To hear Trump tell it, his plan to resolve the shutdown was to sit around for days, waiting to see if someone stopped by to negotiate with him.
Donald Trump, Nancy Pelosi, Chuck Schumer, Mike Pence
House Minority Leader Rep. Nancy Pelosi, D-Calif., Vice President Mike Pence, President Donald Trump, and Senate Minority Leader Chuck Schumer, D-N.Y., argue during a meeting in the Oval Office of the White House, Tuesday, Dec. 11, 2018, in Washington.

About halfway through Donald Trump's odd cabinet meeting at the White House yesterday, Acting Attorney General Matt Whitaker delivered some brief, gushing remarks about his deep admiration for his boss.

"Sir, Mr. President," Whitaker said, "I will start by highlighting the fact that you stayed in Washington, D.C. over the holidays, giving up Christmas with your family, New Year's with your family, trying to bring an end to this shutdown and security to our southern border, while members of Congress, some members of Congress went on vacation and ignored the problem."

I'm sure Trump enjoyed the genuflecting rhetoric, but the president didn't spend late December "trying to bring an end to this shutdown." Rather, he spent the holidays tweeting and watching television. Trump could've held negotiations, called Congress to return to session, or worked the phones with lawmakers, trying to work out a deal, but he didn't do any of these things. In fact, there's no evidence of him doing any meaningful work on the issue at all.

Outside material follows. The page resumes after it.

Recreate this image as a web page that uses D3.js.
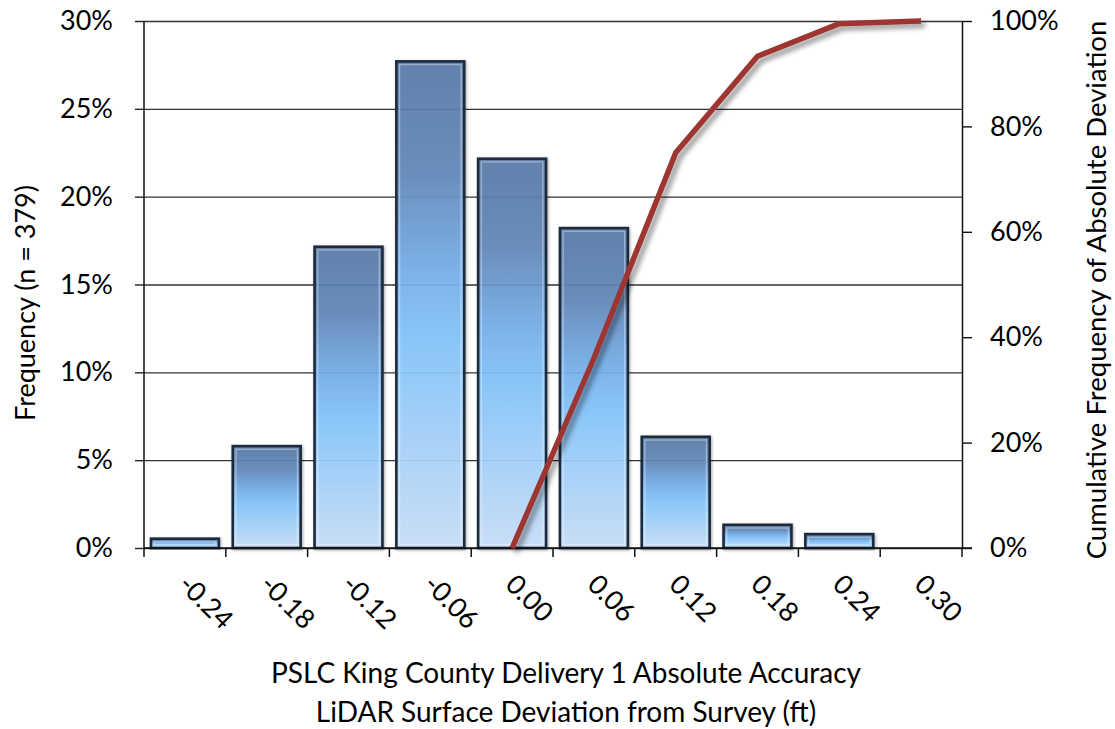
<!DOCTYPE html>
<html>
<head>
<meta charset="utf-8">
<script src="https://cdn.jsdelivr.net/npm/d3@7"></script>
<style>
  html, body { margin: 0; padding: 0; background: #ffffff; }
  svg { display: block; }
  text { font-family: Lato, "Open Sans", "Liberation Sans", sans-serif; fill: #000; }
</style>
</head>
<body>
<svg id="chart" width="1115" height="729"></svg>
<script>
// Histogram bins (ft) of LiDAR surface deviation from survey
const categories = ["-0.24", "-0.18", "-0.12", "-0.06", "0.00", "0.06", "0.12", "0.18", "0.24", "0.30"];
// Share of checkpoints in each bin (n = 379)
const frequency = [0.0053, 0.0580, 0.1715, 0.2770, 0.2216, 0.1821, 0.0633, 0.0132, 0.0079, 0];
// Cumulative frequency of absolute deviation (null where not plotted)
const cumulative = [null, null, null, null, 0, 0.36, 0.75, 0.933, 0.995, 1.0];
// Axis ticks
const leftTicks = [0, 0.05, 0.10, 0.15, 0.20, 0.25, 0.30];
const rightTicks = [0, 0.2, 0.4, 0.6, 0.8, 1.0];

const svg = d3.select("#chart");
const plot = { left: 144, right: 962, top: 21, bottom: 548 };

const x = d3.scaleBand().domain(categories)
  .range([plot.left, plot.right]).paddingInner(0.17).paddingOuter(0.085);
const yL = d3.scaleLinear().domain([0, 0.30]).range([plot.bottom, plot.top]);
const yR = d3.scaleLinear().domain([0, 1]).range([plot.bottom, plot.top]);

const defs = svg.append("defs");
const grad = defs.append("linearGradient").attr("id", "barFill")
  .attr("x1", 0).attr("y1", 0).attr("x2", 0).attr("y2", 1);
[["0%", "#587aa8"], ["22%", "#6187b8"], ["45%", "#77b2ee"], ["58%", "#84c5fc"], ["80%", "#a8d3fb"], ["100%", "#c9dff8"]]
  .forEach(([o, c]) => grad.append("stop").attr("offset", o).attr("stop-color", c));

const barShadow = defs.append("filter").attr("id", "barShadow")
  .attr("x", "-20%").attr("y", "-20%").attr("width", "140%").attr("height", "140%");
barShadow.append("feDropShadow").attr("dx", 1).attr("dy", 1)
  .attr("stdDeviation", 1.6).attr("flood-color", "#000").attr("flood-opacity", 0.35);

const lineShadow = defs.append("filter").attr("id", "lineShadow")
  .attr("x", "-20%").attr("y", "-20%").attr("width", "140%").attr("height", "140%");
lineShadow.append("feDropShadow").attr("dx", 4).attr("dy", 4)
  .attr("stdDeviation", 2.6).attr("flood-color", "#000").attr("flood-opacity", 0.4);

// Gridlines (left axis)
const yAxisL = d3.axisLeft(yL).tickValues(leftTicks).tickFormat(d3.format(".0%"))
  .tickSize(-(plot.right - plot.left)).tickSizeOuter(0).tickPadding(31);
const gL = svg.append("g").attr("transform", `translate(${plot.left},0)`).call(yAxisL);
gL.select(".domain").remove();
gL.selectAll(".tick line").attr("stroke", "#333").attr("stroke-width", 1.4);
// short outward tick marks
gL.selectAll(".tick").append("line").attr("x1", -9).attr("x2", 0)
  .attr("stroke", "#222").attr("stroke-width", 1.4);
gL.selectAll(".tick text").attr("font-size", 27).attr("fill", "#000");

// Bars
const barData = categories.map((c, i) => ({ c, v: frequency[i] })).filter(d => d.v > 0);
const bars = svg.append("g");
bars.selectAll("rect.bar").data(barData)
  .join("rect").attr("class", "bar")
  .attr("x", d => x(d.c)).attr("width", x.bandwidth())
  .attr("y", d => yL(d.v)).attr("height", d => yL(0) - yL(d.v))
  .attr("fill", "url(#barFill)").attr("fill-opacity", 0.9)
  .attr("stroke", "#1b2a3c").attr("stroke-width", 2.6)
  .attr("filter", "url(#barShadow)");
bars.selectAll("rect.bevel").data(barData)
  .join("rect").attr("class", "bevel")
  .attr("x", d => x(d.c) + 3.2).attr("width", x.bandwidth() - 6.4)
  .attr("y", d => yL(d.v) + 3.2).attr("height", d => Math.max(0, yL(0) - yL(d.v) - 6.4))
  .attr("fill", "none").attr("stroke", "#ffffff").attr("stroke-opacity", 0.35)
  .attr("stroke-width", 1.4);

// X axis
const xAxis = d3.axisBottom(x).tickSize(0).tickFormat(() => "");
const gX = svg.append("g").attr("transform", `translate(0,${plot.bottom})`).call(xAxis);
gX.select(".domain").attr("d", `M${plot.left},0H${plot.right + 10}`)
  .attr("stroke", "#111").attr("stroke-width", 1.5);
const step = x.step();
const boundaries = d3.range(categories.length + 1).map(i => plot.left + i * step);
gX.selectAll("line.bound").data(boundaries).join("line").attr("class", "bound")
  .attr("x1", d => d).attr("x2", d => d).attr("y1", 0).attr("y2", 9)
  .attr("stroke", "#111").attr("stroke-width", 1.5);
gX.selectAll("text.cat").data(categories).join("text").attr("class", "cat")
  .attr("transform", d => `translate(${x(d) + x.bandwidth() / 2 - 8},${38}) rotate(45)`)
  .attr("text-anchor", "start").attr("font-size", 27).text(d => d);

// Left axis line
svg.append("line").attr("x1", plot.left).attr("x2", plot.left)
  .attr("y1", plot.top).attr("y2", plot.bottom).attr("stroke", "#111").attr("stroke-width", 1.5);

// Right axis
const yAxisR = d3.axisRight(yR).tickValues(rightTicks).tickFormat(d3.format(".0%"))
  .tickSize(10).tickSizeOuter(0).tickPadding(18);
const gR = svg.append("g").attr("transform", `translate(${plot.right},0)`).call(yAxisR);
gR.select(".domain").attr("stroke", "#111").attr("stroke-width", 1.5);
gR.selectAll(".tick line").attr("stroke", "#111").attr("stroke-width", 1.4);
gR.selectAll(".tick text").attr("font-size", 27).attr("fill", "#000");

// Cumulative line
const pts = categories.map((c, i) => ({ c, v: cumulative[i] })).filter(d => d.v !== null);
const line = d3.line().x(d => x(d.c) + x.bandwidth() / 2).y(d => yR(d.v));
svg.append("path").datum(pts).attr("d", line)
  .attr("fill", "none").attr("stroke", "#9d3632").attr("stroke-width", 5.5)
  .attr("stroke-linejoin", "round").attr("filter", "url(#lineShadow)");

// Axis titles
svg.append("text").attr("transform", "translate(35,303) rotate(-90)")
  .attr("text-anchor", "middle").attr("font-size", 27).text("Frequency (n = 379)");
svg.append("text").attr("transform", "translate(1106,290) rotate(-90)")
  .attr("text-anchor", "middle").attr("font-size", 27.5).text("Cumulative Frequency of Absolute Deviation");
svg.append("text").attr("x", 566).attr("y", 683)
  .attr("text-anchor", "middle").attr("font-size", 28).text("PSLC King County Delivery  1 Absolute Accuracy");
svg.append("text").attr("x", 566).attr("y", 722)
  .attr("text-anchor", "middle").attr("font-size", 28).text("LiDAR Surface Deviation from Survey (ft)");
</script>
</body>
</html>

But Whitaker's rhetoric seemed to echo the president's own perspective nicely. Trump told his cabinet:

"I was in the White House all by myself for six, seven days, it was very lonely. My family was down in Florida. They were all, I said, 'Stay there and enjoy yourself.'"But I felt I should be here just in case people wanted to come to negotiate the border security."

Later during the meeting, he added, "I was hoping that maybe somebody would come back and negotiate, but they didn't do that and that's okay."

I don't think the president fully realized how remarkable these comments were. To hear Trump tell it, his plan to resolve the shutdown was to sit around for days, waiting to see if someone stopped by to negotiate with him.

In this version of events, the Republican apparently thought it was a genuine possibility that members of Congress might knock on the White House door and say, "We were in the neighborhood and thought we'd drop in for a chat about ending the government shutdown."

It's obviously pitiful, but the problem runs deeper than that. What Trump has demonstrated isn't just that he doesn't know how to negotiate an end to his own shutdown, it's also that he doesn't know how to negotiate at all.

Nearly two weeks into the shutdown, Trump hasn't tried to strike a deal. He's held one meeting with lawmakers -- long after the shutdown began -- which doesn't appear to have gone especially well. He's rejected compromise offers extended by members of his own team. The president doesn't appear to have any kind of plan, except to wait for Congress to give him what he wants, which obviously isn't going to happen.

Nearly eight years ago, when congressional Republicans were poised to shut down the government, Trump sat down with NBC's Meredith Vieira and focused his attention on one man: Barack Obama.

"If there is a shutdown I think it would be a tremendously negative mark on the president of the United States," the Republican said. "He's the one that has to get people together."

Trump added, "I'm a deal man. I've made hundreds and hundreds of deals and transactions. [Obama] never did deals before. How can you expect a man that's not a deal man that never did a deal, other than frankly becoming president of the United States, he never did a deal, how's he going to corral all these people to get them to do a deal?"

Asked how he would prevent a shutdown, Trump boasted, "I would get everybody together and we'd have a budget and it would get done." Reminded that the relevant officials had already gotten together, he added, "[T]hey don't have the right leader. You don't have the right leader."

Eight years later, Trump is in the midst of his third government shutdown. He's managed to "corral" no one.

Evidently, by his reasoning, we "don't have the right leader."